06 outubro 2008

Gil, um pulsar do infinito (1)

Ele teve papel fundamental em um dos movimentos mais marcantes da música brasileira, a Tropicália. Compositor, cantor, músico, intelectual, político, místico, enfim Gilberto Gil é uma figura complexa e, por vezes, paradoxal. Nos quarenta anos de carreira sempre esteve sob o holofotes da opinião pública para discutir a música popular brasileira, a indústria cultural, o tropicalismo, a problemática da negritude, a meditação e a ciência, a macrobiótica e a tecnologia, o sincretismo religioso e a política, o desenvolvimento de um pensamento ecológico espiritualizado. Assim, ele foi uma figura pública que permaneceu nu, aberto, exposto e disposto ao diálogo.


Quem desejar conhece-lo mais de perto precisa ler seu pensamento de quarenta anos condensado na coletânea de entrevistas que vai de 1967 a 2007. São registros precisos das transformações culturais e políticas acontecidas no Brasil e no mundo. A obra Gilberto Gil organizada por Sérgio Cohn e com apresentação da pesquisadora Ana de Oliveira faz parte da Coleção Encontros da Azougue Editorial. A coleção reúne entrevistas concedidas por intelectuais que contribuíram para a formação da alma brasileira. São depoimentos relevantes nos quais o leitor pode acompanhar opiniões, mudanças de comportamento e pensamento, transformações culturais e evoluções seletivas a períodos distintos. A série foi inaugurada com o lançamento de coletâneas de entrevistas de Vinícius de Moraes, Milton Santos, Rogério Sganzerla, Darcy Ribeiro e Jorge Mautner.

A partir das entrevistas com Gil, é possível entender os motivos que levaram à criação da Tropicália, as transformações ocorridas durante seu exílio em Londres e sua volta ao Brasil em 1972, a evolução da discussão acerca da discriminação das drogas – desde o episódio da prisão do compositor em 1976 até os dias de hoje, o contato com a música africana, a inscrição na política tradicional, a preocupação com a diversidade cultural e as novas tecnologias, antes e após o cargo ministerial, além de uma vasta reflexão sobre sua trajetória artística.

Sempre disposto a descobrir e a percorrer novos rumos, Gil mostra sua origem interiorana na Bahia, seu encantamento juvenil por Luiz Gonzaga, o impacto da descoberta dos Beatles e de Jimi Hendrix no final dos anos 60, seus medos e arrebatamentos nas batalhas tropicalistas, sua guinada espiritual e a reinvenção pessoal durante o exílio em Londres, o retorno e o mergulho na cultura africana, sua fase pop e atuação na esfera política.
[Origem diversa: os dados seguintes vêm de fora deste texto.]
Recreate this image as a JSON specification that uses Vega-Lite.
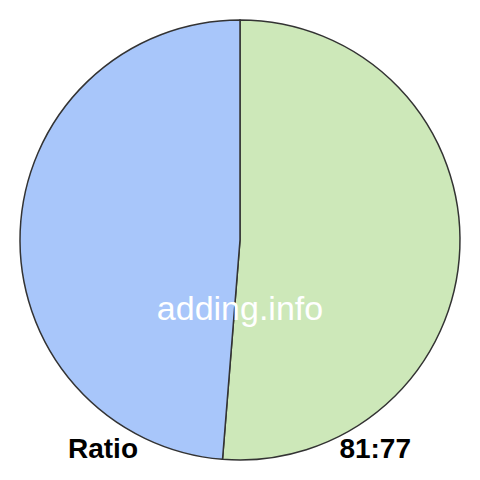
{
  "$schema": "https://vega.github.io/schema/vega-lite/v6.json",
  "width": 480,
  "height": 480,
  "padding": 0,
  "autosize": {"type": "fit", "contains": "padding"},
  "background": "white",
  "config": {"view": {"stroke": null}},
  "data": {
    "values": [
      {"part": "a", "value": 81, "rank": 1},
      {"part": "b", "value": 77, "rank": 2}
    ]
  },
  "layer": [
    {
      "mark": {"type": "arc", "outerRadius": 220, "stroke": "#333333", "strokeWidth": 1.5},
      "encoding": {
        "theta": {"field": "value", "type": "quantitative", "stack": true},
        "order": {"field": "rank", "type": "quantitative"},
        "color": {
          "field": "part",
          "type": "nominal",
          "legend": null,
          "scale": {"domain": ["a", "b"], "range": ["#cde8b9", "#a8c6fa"]}
        }
      }
    },
    {
      "data": {"values": [{"t": "adding.info"}]},
      "mark": {"type": "text", "font": "Liberation Sans", "fontSize": 34, "color": "white", "align": "center", "baseline": "alphabetic"},
      "encoding": {
        "text": {"field": "t"},
        "x": {"datum": 240, "type": "quantitative", "scale": {"domain": [0, 480], "nice": false}, "axis": null},
        "y": {"datum": 320, "type": "quantitative", "scale": {"domain": [0, 480], "nice": false, "reverse": true}, "axis": null}
      }
    },
    {
      "data": {"values": [{"t": "Ratio"}]},
      "mark": {"type": "text", "font": "Liberation Sans", "fontSize": 28, "fontWeight": "bold", "color": "black", "align": "left", "baseline": "alphabetic"},
      "encoding": {
        "text": {"field": "t"},
        "x": {"datum": 68, "type": "quantitative"},
        "y": {"datum": 458, "type": "quantitative"}
      }
    },
    {
      "data": {"values": [{"t": "81:77"}]},
      "mark": {"type": "text", "font": "Liberation Sans", "fontSize": 28, "fontWeight": "bold", "color": "black", "align": "right", "baseline": "alphabetic"},
      "encoding": {
        "text": {"field": "t"},
        "x": {"datum": 411, "type": "quantitative"},
        "y": {"datum": 458, "type": "quantitative"}
      }
    }
  ]
}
É assim o Luiz Gonzaga, que foi o Rei do Baião. Ele é tão emocionante como o Caymmi e João Gilberto. O que eu sinto quando estou diante deles é a mesma coisa: o reconhecimento, naquela figura humana, de um trabalho imenso, de uma dádiva fabulosa para o desenvolvimento da cultura musical brasileira” (1968). “Na verdade, o problema é o seguinte: a arte, ela é instantânea, ela se cria e se dá de imediato ao consumo, ela se dá de imediato ao social – ela se despeja. A ciência é um pouco diferente. A ciência de repente teve que passar a servir aos senhores da guerra, então a ciência trabalha pra estocagem, o que ela produz não pode ser imediatamente dado para o consumo, para o bem-estar social. Por exemplo, o que já se sabe hoje sobre maconha, o que a ciência já sabe hoje sobre maconha, é suficiente para redimir a droga. Pra redimir a planta, tirar dela o caráter de maldição, o conceito de maldito que ela tem. No entanto, a ciência é uma coisa que está sob controle, a ciência não é livre, é apêndice do sistema todo. Ela serve exatamente à tecnologia, à tecno burocracia que são instrumentos do poder e, no nível mais profundo, dos senhores da guerra. É tudo uma questão de você estar do lado que você quer. Saia despreocupado mas tenha certeza de que existe o bem e o mal. O homem resolveu dividir as coisas nesses termos, o que é que a gente pode fazer!” (1976)

Recusando-se a obedecer a lógicas pré-estabelecidas, em 1979 ele já dizia “não sinto nem o dever de estar correto, porque não acho que seja possível todo mundo estar correto a respeito de tudo o tempo todo, nessa diversificação absurda que é o mundo de hoje”. E, em 2004, reafirmou: “não queremos estar sempre certos, queremos estar certos e errados, queremos estar completos”.